Records to use
***

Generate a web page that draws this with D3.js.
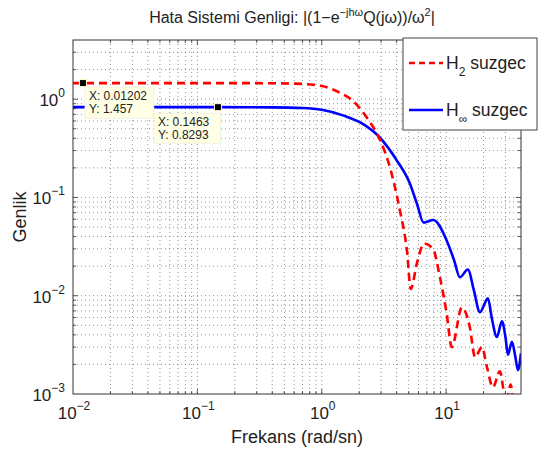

***

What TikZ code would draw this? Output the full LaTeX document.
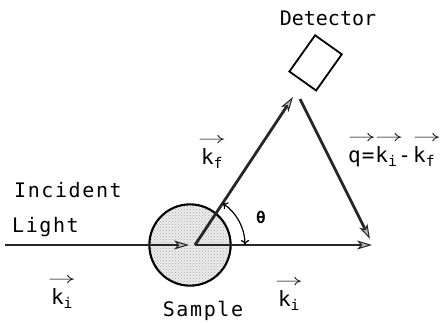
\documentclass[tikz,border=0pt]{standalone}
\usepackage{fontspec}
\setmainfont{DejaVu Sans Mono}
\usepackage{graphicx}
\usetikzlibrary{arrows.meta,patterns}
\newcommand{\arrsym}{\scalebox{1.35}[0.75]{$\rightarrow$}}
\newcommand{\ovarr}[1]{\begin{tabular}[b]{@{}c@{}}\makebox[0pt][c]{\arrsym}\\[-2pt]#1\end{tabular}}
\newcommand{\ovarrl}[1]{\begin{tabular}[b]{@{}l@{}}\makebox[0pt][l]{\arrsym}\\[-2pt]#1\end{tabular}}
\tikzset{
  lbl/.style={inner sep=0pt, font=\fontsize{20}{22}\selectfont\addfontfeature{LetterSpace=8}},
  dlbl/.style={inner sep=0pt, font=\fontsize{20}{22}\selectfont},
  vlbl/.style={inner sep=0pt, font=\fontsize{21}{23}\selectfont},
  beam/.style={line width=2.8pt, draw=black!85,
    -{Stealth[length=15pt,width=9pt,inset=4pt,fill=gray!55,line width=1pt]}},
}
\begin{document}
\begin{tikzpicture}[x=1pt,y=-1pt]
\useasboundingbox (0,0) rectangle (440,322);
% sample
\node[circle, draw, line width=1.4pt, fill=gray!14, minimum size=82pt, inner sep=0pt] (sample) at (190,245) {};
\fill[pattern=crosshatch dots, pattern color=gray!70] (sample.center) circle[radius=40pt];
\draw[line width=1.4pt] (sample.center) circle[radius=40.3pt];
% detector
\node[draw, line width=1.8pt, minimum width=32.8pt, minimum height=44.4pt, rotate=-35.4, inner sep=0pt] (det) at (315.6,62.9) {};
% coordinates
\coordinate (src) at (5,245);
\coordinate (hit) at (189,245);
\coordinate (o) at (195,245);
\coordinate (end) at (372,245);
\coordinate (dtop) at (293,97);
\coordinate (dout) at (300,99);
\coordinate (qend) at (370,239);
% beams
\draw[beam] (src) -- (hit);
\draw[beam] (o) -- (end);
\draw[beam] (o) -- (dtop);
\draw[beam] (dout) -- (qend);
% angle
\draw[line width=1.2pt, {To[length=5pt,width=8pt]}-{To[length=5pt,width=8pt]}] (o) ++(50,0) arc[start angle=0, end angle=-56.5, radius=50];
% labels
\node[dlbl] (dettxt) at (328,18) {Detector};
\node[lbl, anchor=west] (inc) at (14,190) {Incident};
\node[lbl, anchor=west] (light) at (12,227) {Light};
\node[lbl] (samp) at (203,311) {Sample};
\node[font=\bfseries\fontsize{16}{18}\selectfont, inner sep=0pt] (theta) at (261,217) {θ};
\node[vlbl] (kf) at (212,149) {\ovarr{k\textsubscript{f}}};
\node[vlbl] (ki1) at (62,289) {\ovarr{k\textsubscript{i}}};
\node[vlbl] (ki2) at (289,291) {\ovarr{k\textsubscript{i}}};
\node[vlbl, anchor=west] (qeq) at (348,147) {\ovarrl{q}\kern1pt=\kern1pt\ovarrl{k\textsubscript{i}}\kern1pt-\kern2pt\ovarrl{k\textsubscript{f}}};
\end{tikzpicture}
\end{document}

***

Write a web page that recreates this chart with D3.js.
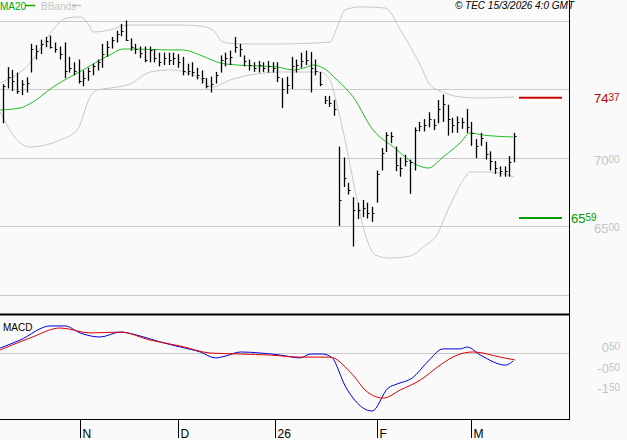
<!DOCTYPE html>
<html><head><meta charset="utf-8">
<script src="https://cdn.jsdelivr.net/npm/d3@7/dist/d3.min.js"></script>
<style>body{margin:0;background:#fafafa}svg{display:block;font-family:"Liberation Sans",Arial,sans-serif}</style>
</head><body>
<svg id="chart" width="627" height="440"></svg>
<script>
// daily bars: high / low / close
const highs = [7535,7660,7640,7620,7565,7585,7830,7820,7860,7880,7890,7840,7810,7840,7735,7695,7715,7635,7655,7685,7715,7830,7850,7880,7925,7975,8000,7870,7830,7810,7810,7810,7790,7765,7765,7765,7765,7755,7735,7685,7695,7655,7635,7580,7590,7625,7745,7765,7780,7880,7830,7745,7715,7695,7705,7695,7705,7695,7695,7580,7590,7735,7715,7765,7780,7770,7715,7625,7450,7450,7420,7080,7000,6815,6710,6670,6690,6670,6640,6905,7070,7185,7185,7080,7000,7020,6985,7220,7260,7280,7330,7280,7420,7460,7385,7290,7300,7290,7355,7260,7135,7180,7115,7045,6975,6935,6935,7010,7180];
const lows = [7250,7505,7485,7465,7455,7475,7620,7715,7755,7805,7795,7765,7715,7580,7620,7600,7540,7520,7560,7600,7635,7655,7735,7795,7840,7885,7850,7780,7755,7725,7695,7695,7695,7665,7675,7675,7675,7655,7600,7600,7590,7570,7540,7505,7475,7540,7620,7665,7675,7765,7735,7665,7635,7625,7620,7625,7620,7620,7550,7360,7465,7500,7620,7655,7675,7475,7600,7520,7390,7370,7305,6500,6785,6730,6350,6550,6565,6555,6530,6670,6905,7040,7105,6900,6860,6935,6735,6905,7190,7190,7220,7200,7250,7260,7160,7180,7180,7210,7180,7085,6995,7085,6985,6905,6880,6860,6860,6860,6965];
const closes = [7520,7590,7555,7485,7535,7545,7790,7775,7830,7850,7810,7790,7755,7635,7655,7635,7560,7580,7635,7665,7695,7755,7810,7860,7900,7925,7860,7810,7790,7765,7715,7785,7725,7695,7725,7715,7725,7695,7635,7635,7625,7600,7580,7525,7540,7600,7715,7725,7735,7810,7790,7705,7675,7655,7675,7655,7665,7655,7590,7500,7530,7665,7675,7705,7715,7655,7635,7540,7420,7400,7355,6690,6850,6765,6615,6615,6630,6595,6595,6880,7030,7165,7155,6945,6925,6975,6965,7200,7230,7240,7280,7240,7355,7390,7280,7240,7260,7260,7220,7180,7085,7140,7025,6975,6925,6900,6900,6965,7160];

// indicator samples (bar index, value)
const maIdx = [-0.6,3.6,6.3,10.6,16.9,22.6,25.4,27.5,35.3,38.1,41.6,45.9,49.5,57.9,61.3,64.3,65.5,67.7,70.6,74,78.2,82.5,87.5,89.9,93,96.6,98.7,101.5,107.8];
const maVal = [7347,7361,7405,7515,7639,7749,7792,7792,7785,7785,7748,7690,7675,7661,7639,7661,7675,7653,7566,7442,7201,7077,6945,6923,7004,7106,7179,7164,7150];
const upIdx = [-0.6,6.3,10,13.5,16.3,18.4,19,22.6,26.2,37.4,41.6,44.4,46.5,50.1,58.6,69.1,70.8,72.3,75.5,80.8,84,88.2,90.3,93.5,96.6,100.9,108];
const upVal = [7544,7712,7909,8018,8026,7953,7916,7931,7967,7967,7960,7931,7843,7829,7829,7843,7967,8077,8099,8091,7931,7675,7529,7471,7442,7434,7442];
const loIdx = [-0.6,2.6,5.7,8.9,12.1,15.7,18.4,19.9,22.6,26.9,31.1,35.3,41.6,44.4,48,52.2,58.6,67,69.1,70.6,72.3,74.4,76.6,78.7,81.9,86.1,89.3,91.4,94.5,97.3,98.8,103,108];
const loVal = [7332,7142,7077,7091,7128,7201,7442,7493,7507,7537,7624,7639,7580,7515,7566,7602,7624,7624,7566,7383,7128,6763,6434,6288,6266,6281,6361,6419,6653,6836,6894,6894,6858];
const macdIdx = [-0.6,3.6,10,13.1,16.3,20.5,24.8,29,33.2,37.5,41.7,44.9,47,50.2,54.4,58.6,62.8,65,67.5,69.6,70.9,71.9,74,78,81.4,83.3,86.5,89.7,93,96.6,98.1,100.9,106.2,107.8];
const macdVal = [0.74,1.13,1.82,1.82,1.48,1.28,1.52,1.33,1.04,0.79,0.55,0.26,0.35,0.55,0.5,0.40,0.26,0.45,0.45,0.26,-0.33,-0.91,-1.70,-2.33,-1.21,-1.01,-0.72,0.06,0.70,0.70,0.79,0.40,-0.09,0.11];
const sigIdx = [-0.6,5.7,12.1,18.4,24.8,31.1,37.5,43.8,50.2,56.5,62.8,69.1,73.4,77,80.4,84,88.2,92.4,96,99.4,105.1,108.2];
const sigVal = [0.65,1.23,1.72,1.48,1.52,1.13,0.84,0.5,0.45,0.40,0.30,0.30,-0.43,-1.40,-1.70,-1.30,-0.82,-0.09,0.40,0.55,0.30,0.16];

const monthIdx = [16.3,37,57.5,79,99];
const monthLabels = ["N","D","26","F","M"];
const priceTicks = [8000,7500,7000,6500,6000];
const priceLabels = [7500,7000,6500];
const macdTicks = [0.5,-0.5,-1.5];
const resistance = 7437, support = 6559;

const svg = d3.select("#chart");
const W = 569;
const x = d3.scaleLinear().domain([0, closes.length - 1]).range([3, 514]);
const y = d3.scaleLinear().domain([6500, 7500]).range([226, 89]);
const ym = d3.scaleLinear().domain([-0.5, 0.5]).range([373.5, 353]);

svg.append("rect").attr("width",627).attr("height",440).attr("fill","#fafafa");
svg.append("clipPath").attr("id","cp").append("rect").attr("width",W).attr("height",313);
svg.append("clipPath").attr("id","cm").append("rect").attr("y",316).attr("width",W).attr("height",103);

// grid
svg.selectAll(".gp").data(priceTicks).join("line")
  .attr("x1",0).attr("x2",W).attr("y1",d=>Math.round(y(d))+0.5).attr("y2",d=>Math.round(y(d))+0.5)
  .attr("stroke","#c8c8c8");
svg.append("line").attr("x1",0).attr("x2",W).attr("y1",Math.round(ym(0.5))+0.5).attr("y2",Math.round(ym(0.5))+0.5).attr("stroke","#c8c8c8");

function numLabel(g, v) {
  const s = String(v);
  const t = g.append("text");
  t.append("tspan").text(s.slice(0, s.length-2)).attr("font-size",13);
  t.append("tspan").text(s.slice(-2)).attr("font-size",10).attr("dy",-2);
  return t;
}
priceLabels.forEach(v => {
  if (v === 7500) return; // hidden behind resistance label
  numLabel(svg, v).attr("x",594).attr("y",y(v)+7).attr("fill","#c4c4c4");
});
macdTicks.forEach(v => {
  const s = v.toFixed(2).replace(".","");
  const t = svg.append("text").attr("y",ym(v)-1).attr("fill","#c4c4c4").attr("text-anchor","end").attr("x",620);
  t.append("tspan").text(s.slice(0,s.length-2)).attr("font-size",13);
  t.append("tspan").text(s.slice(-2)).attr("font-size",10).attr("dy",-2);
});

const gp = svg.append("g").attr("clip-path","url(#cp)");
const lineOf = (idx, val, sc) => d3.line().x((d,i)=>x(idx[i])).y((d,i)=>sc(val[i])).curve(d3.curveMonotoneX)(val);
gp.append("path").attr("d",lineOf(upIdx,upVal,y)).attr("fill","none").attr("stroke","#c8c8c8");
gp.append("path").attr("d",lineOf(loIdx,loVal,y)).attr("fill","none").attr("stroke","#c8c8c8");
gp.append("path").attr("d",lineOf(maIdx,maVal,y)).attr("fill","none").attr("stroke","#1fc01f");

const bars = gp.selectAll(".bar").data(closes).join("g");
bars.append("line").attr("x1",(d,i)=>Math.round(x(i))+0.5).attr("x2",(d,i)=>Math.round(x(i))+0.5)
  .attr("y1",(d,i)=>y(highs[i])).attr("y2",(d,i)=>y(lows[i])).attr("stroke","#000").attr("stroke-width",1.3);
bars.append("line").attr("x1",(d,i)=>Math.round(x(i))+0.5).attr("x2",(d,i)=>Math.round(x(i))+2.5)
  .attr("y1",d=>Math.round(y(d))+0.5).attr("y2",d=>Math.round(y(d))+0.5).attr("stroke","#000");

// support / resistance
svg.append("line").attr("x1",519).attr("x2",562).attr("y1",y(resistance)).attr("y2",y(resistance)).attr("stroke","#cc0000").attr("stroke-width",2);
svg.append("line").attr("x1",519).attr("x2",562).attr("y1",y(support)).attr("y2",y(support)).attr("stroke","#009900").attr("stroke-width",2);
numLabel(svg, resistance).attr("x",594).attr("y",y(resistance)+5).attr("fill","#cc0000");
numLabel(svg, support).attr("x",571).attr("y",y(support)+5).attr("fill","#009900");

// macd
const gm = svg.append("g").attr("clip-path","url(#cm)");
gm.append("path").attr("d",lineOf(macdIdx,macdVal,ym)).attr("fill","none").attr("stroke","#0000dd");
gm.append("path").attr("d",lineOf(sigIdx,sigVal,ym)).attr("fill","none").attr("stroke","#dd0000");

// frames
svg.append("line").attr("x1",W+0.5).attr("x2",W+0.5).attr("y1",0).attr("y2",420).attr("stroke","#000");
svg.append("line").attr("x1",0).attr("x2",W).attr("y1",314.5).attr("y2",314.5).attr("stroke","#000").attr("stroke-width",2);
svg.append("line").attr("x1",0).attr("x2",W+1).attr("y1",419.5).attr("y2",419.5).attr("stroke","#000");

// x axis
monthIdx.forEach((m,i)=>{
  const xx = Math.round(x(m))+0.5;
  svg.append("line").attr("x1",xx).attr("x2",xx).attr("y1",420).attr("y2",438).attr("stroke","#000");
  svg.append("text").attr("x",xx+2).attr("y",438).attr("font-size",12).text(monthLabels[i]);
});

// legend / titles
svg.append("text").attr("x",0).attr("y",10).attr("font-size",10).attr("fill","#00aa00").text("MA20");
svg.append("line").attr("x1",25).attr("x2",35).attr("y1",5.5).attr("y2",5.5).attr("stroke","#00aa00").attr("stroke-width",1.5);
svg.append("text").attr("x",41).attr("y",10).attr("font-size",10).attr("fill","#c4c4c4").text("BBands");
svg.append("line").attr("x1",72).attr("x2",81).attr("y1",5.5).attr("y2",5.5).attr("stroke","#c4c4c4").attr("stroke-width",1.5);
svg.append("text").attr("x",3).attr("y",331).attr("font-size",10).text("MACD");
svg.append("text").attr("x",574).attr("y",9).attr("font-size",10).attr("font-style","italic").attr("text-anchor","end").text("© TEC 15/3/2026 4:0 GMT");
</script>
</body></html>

***

Given problem
Using the records above, copy every line that has the word "chart" in it.

The reply
Write a web page that recreates this chart with D3.js.
<svg id="chart" width="627" height="440"></svg>
const svg = d3.select("#chart");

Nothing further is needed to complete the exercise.